>> Begin INPUT ROWS

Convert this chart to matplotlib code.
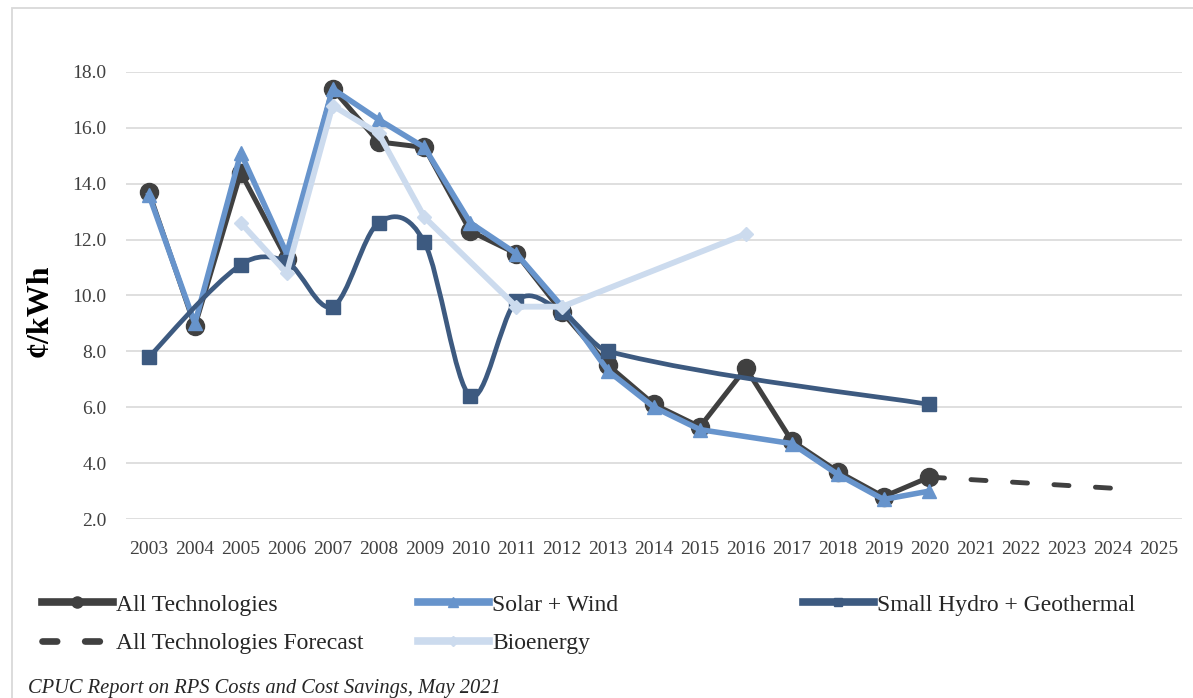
import numpy as np
import matplotlib
matplotlib.use('Agg')
import matplotlib.pyplot as plt
from matplotlib.path import Path
from matplotlib.patches import PathPatch, Rectangle
from matplotlib.lines import Line2D

plt.rcParams['font.family'] = ['Liberation Serif', 'DejaVu Serif']

# ---------------- data ----------------
years = [str(y) for y in range(2003, 2026)]
N = None
all_tech = [13.7, 8.9, 14.4, 11.3, 17.4, 15.5, 15.3, 12.3, 11.5, 9.4, 7.5, 6.1, 5.3, 7.4,
            4.8, 3.7, 2.8, 3.5, N, N, N, N, N]
solar_wind = [13.6, 9.0, 15.1, 11.5, 17.4, 16.3, 15.3, 12.6, 11.5, 9.6, 7.3, 6.0, 5.2, N,
              4.7, 3.6, 2.7, 3.0, N, N, N, N, N]
small_hydro_geo = [7.8, N, 11.1, 11.2, 9.6, 12.6, 11.9, 6.4, 9.8, 9.4, 8.0, N, N, N,
                   N, N, N, 6.1, N, N, N, N, N]
forecast = [N, N, N, N, N, N, N, N, N, N, N, N, N, N,
            N, N, N, 3.5, 3.4, 3.3, 3.2, 3.1, N]
bioenergy = [N, N, 12.6, 10.8, 16.8, 15.8, 12.8, N, 9.6, 9.6, N, N, N, 12.2,
             N, N, N, N, N, N, N, N, N]
y_ticks = [2.0, 4.0, 6.0, 8.0, 10.0, 12.0, 14.0, 16.0, 18.0]

labels = ['All Technologies', 'Solar + Wind', 'Small Hydro + Geothermal',
          'All Technologies Forecast', 'Bioenergy']
c_all = '#404040'
c_sw = '#6794CC'
c_shg = '#3D5A80'
c_bio = '#CCDBEE'
c_grid = '#D9D9D9'
c_tick = '#404040'


def valid(vals):
    xs = [i for i, v in enumerate(vals) if v is not None]
    ys = [v for v in vals if v is not None]
    return np.array(xs, float), np.array(ys, float)


def smooth_path(xs, ys):
    """Cubic Bezier smoothing (Excel-like), tangents from neighbouring points."""
    n = len(xs)
    slopes = np.zeros(n)
    for i in range(n):
        if i == 0:
            slopes[i] = (ys[1] - ys[0]) / (xs[1] - xs[0])
        elif i == n - 1:
            slopes[i] = (ys[i] - ys[i - 1]) / (xs[i] - xs[i - 1])
        else:
            slopes[i] = (ys[i + 1] - ys[i - 1]) / (xs[i + 1] - xs[i - 1])
    verts = [(xs[0], ys[0])]
    codes = [Path.MOVETO]
    for i in range(n - 1):
        dx = xs[i + 1] - xs[i]
        k1 = dx / 6 if i == 0 else dx / 3
        k2 = dx / 6 if i + 1 == n - 1 else dx / 3
        verts += [(xs[i] + k1, ys[i] + slopes[i] * k1),
                  (xs[i + 1] - k2, ys[i + 1] - slopes[i + 1] * k2),
                  (xs[i + 1], ys[i + 1])]
        codes += [Path.CURVE4] * 3
    return Path(verts, codes)


W, H = 1193, 698
fig = plt.figure(figsize=(W / 100, H / 100), dpi=100)
ax = fig.add_axes([126 / W, 1 - 519 / H, (1182 - 126) / W, (519 - 72) / H])

ax.set_xlim(-0.5, len(years) - 0.5)
ax.set_ylim(2.0, 18.0)
ax.set_yticks(y_ticks)
ax.set_yticklabels([f'{t:.1f}' for t in y_ticks])
ax.set_xticks(range(len(years)))
ax.set_xticklabels(years)
ax.grid(axis='y', color=c_grid, lw=1.2, zorder=0)
ax.set_axisbelow(True)
for s in ax.spines.values():
    s.set_visible(False)
ax.tick_params(axis='both', length=0, labelsize=14, labelcolor=c_tick)
ax.tick_params(axis='y', pad=14)
ax.tick_params(axis='x', pad=16)

# All technologies
x, y = valid(all_tech)
ax.plot(x, y, color=c_all, lw=3.6, marker='o', ms=13, zorder=3, solid_joinstyle='round')
# Solar + wind
x, y = valid(solar_wind)
ax.plot(x, y, color=c_sw, lw=4.0, marker='^', ms=10.5, zorder=4, solid_joinstyle='round')
# Small hydro + geothermal (smoothed)
x, y = valid(small_hydro_geo)
ax.add_patch(PathPatch(smooth_path(x, y), facecolor='none', edgecolor=c_shg, lw=3.4,
                       zorder=5, capstyle='round', joinstyle='round'))
ax.plot(x, y, ls='none', color=c_shg, marker='s', ms=9.5, zorder=5)
# Forecast
x, y = valid(forecast)
ax.plot(x, y, color=c_all, lw=3.5, dashes=(3.1, 5.45), dash_capstyle='round', zorder=5)
# Bioenergy
x, y = valid(bioenergy)
ax.plot(x, y, color=c_bio, lw=4.2, marker='D', ms=7.5, zorder=6, solid_joinstyle='round')

# y label
fig.text(40 / W, 1 - 311 / H, '¢/kWh', rotation=90, ha='center', va='center',
         fontsize=23, fontweight='bold', color='black')

# legends
h_all = Line2D([], [], color=c_all, lw=5.5, marker='o', ms=8)
h_sw = Line2D([], [], color=c_sw, lw=5.5, marker='^', ms=7)
h_shg = Line2D([], [], color=c_shg, lw=5.5, marker='s', ms=6)
h_fc = Line2D([], [], color=c_all, lw=4.8, dashes=(2.2, 4.2), dash_capstyle='round')
h_bio = Line2D([], [], color=c_bio, lw=5.5, marker='D', ms=5)

common = dict(frameon=False, fontsize=17, handlelength=3.0, handletextpad=0.15,
              labelspacing=0.72, borderpad=0, borderaxespad=0, loc='upper left',
              labelcolor='#262626')
fig.legend([h_all, h_fc], [labels[0], labels[3]],
           bbox_to_anchor=(42 / W, 1 - 594 / H), **common)
fig.legend([h_sw, h_bio], [labels[1], labels[4]],
           bbox_to_anchor=(418 / W, 1 - 594 / H), **common)
fig.legend([h_shg], [labels[2]],
           bbox_to_anchor=(803 / W, 1 - 594 / H), **common)

# source caption
fig.text(28 / W, 1 - 693 / H, 'CPUC Report on RPS Costs and Cost Savings, May 2021',
         ha='left', va='baseline', fontsize=14.8, style='italic', color='#262626')

# chart border
fig.patches.append(Rectangle((12 / W, -0.1), 1.2, (H - 8) / H + 0.1, transform=fig.transFigure,
                             facecolor='none', edgecolor=c_grid, lw=1.3, clip_on=False))

fig.savefig('out.png', dpi=100)
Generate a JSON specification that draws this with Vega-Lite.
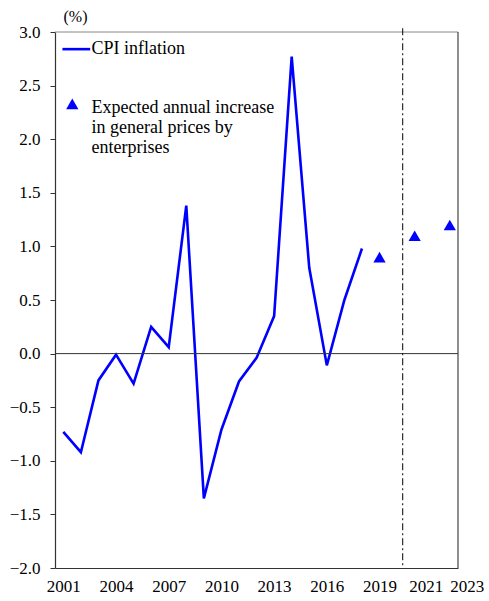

>> End INPUT ROWS

SET EXERCISE →
Pictures stay out; repeat all the rest of the records exactly.

TASK OUTPUT →
Convert this chart to matplotlib code.
import numpy as np
import matplotlib
matplotlib.use('Agg')
import matplotlib.pyplot as plt
from matplotlib.path import Path
from matplotlib.patches import PathPatch, Rectangle
from matplotlib.lines import Line2D

plt.rcParams['font.family'] = ['Liberation Serif', 'DejaVu Serif']

# ---------------- data ----------------
years = [str(y) for y in range(2003, 2026)]
N = None
all_tech = [13.7, 8.9, 14.4, 11.3, 17.4, 15.5, 15.3, 12.3, 11.5, 9.4, 7.5, 6.1, 5.3, 7.4,
            4.8, 3.7, 2.8, 3.5, N, N, N, N, N]
solar_wind = [13.6, 9.0, 15.1, 11.5, 17.4, 16.3, 15.3, 12.6, 11.5, 9.6, 7.3, 6.0, 5.2, N,
              4.7, 3.6, 2.7, 3.0, N, N, N, N, N]
small_hydro_geo = [7.8, N, 11.1, 11.2, 9.6, 12.6, 11.9, 6.4, 9.8, 9.4, 8.0, N, N, N,
                   N, N, N, 6.1, N, N, N, N, N]
forecast = [N, N, N, N, N, N, N, N, N, N, N, N, N, N,
            N, N, N, 3.5, 3.4, 3.3, 3.2, 3.1, N]
bioenergy = [N, N, 12.6, 10.8, 16.8, 15.8, 12.8, N, 9.6, 9.6, N, N, N, 12.2,
             N, N, N, N, N, N, N, N, N]
y_ticks = [2.0, 4.0, 6.0, 8.0, 10.0, 12.0, 14.0, 16.0, 18.0]

labels = ['All Technologies', 'Solar + Wind', 'Small Hydro + Geothermal',
          'All Technologies Forecast', 'Bioenergy']
c_all = '#404040'
c_sw = '#6794CC'
c_shg = '#3D5A80'
c_bio = '#CCDBEE'
c_grid = '#D9D9D9'
c_tick = '#404040'


def valid(vals):
    xs = [i for i, v in enumerate(vals) if v is not None]
    ys = [v for v in vals if v is not None]
    return np.array(xs, float), np.array(ys, float)


def smooth_path(xs, ys):
    """Cubic Bezier smoothing (Excel-like), tangents from neighbouring points."""
    n = len(xs)
    slopes = np.zeros(n)
    for i in range(n):
        if i == 0:
            slopes[i] = (ys[1] - ys[0]) / (xs[1] - xs[0])
        elif i == n - 1:
            slopes[i] = (ys[i] - ys[i - 1]) / (xs[i] - xs[i - 1])
        else:
            slopes[i] = (ys[i + 1] - ys[i - 1]) / (xs[i + 1] - xs[i - 1])
    verts = [(xs[0], ys[0])]
    codes = [Path.MOVETO]
    for i in range(n - 1):
        dx = xs[i + 1] - xs[i]
        k1 = dx / 6 if i == 0 else dx / 3
        k2 = dx / 6 if i + 1 == n - 1 else dx / 3
        verts += [(xs[i] + k1, ys[i] + slopes[i] * k1),
                  (xs[i + 1] - k2, ys[i + 1] - slopes[i + 1] * k2),
                  (xs[i + 1], ys[i + 1])]
        codes += [Path.CURVE4] * 3
    return Path(verts, codes)


W, H = 1193, 698
fig = plt.figure(figsize=(W / 100, H / 100), dpi=100)
ax = fig.add_axes([126 / W, 1 - 519 / H, (1182 - 126) / W, (519 - 72) / H])

ax.set_xlim(-0.5, len(years) - 0.5)
ax.set_ylim(2.0, 18.0)
ax.set_yticks(y_ticks)
ax.set_yticklabels([f'{t:.1f}' for t in y_ticks])
ax.set_xticks(range(len(years)))
ax.set_xticklabels(years)
ax.grid(axis='y', color=c_grid, lw=1.2, zorder=0)
ax.set_axisbelow(True)
for s in ax.spines.values():
    s.set_visible(False)
ax.tick_params(axis='both', length=0, labelsize=14, labelcolor=c_tick)
ax.tick_params(axis='y', pad=14)
ax.tick_params(axis='x', pad=16)

# All technologies
x, y = valid(all_tech)
ax.plot(x, y, color=c_all, lw=3.6, marker='o', ms=13, zorder=3, solid_joinstyle='round')
# Solar + wind
x, y = valid(solar_wind)
ax.plot(x, y, color=c_sw, lw=4.0, marker='^', ms=10.5, zorder=4, solid_joinstyle='round')
# Small hydro + geothermal (smoothed)
x, y = valid(small_hydro_geo)
ax.add_patch(PathPatch(smooth_path(x, y), facecolor='none', edgecolor=c_shg, lw=3.4,
                       zorder=5, capstyle='round', joinstyle='round'))
ax.plot(x, y, ls='none', color=c_shg, marker='s', ms=9.5, zorder=5)
# Forecast
x, y = valid(forecast)
ax.plot(x, y, color=c_all, lw=3.5, dashes=(3.1, 5.45), dash_capstyle='round', zorder=5)
# Bioenergy
x, y = valid(bioenergy)
ax.plot(x, y, color=c_bio, lw=4.2, marker='D', ms=7.5, zorder=6, solid_joinstyle='round')

# y label
fig.text(40 / W, 1 - 311 / H, '¢/kWh', rotation=90, ha='center', va='center',
         fontsize=23, fontweight='bold', color='black')

# legends
h_all = Line2D([], [], color=c_all, lw=5.5, marker='o', ms=8)
h_sw = Line2D([], [], color=c_sw, lw=5.5, marker='^', ms=7)
h_shg = Line2D([], [], color=c_shg, lw=5.5, marker='s', ms=6)
h_fc = Line2D([], [], color=c_all, lw=4.8, dashes=(2.2, 4.2), dash_capstyle='round')
h_bio = Line2D([], [], color=c_bio, lw=5.5, marker='D', ms=5)

common = dict(frameon=False, fontsize=17, handlelength=3.0, handletextpad=0.15,
              labelspacing=0.72, borderpad=0, borderaxespad=0, loc='upper left',
              labelcolor='#262626')
fig.legend([h_all, h_fc], [labels[0], labels[3]],
           bbox_to_anchor=(42 / W, 1 - 594 / H), **common)
fig.legend([h_sw, h_bio], [labels[1], labels[4]],
           bbox_to_anchor=(418 / W, 1 - 594 / H), **common)
fig.legend([h_shg], [labels[2]],
           bbox_to_anchor=(803 / W, 1 - 594 / H), **common)

# source caption
fig.text(28 / W, 1 - 693 / H, 'CPUC Report on RPS Costs and Cost Savings, May 2021',
         ha='left', va='baseline', fontsize=14.8, style='italic', color='#262626')

# chart border
fig.patches.append(Rectangle((12 / W, -0.1), 1.2, (H - 8) / H + 0.1, transform=fig.transFigure,
                             facecolor='none', edgecolor=c_grid, lw=1.3, clip_on=False))

fig.savefig('out.png', dpi=100)
Generate a JSON specification that draws this with Vega-Lite.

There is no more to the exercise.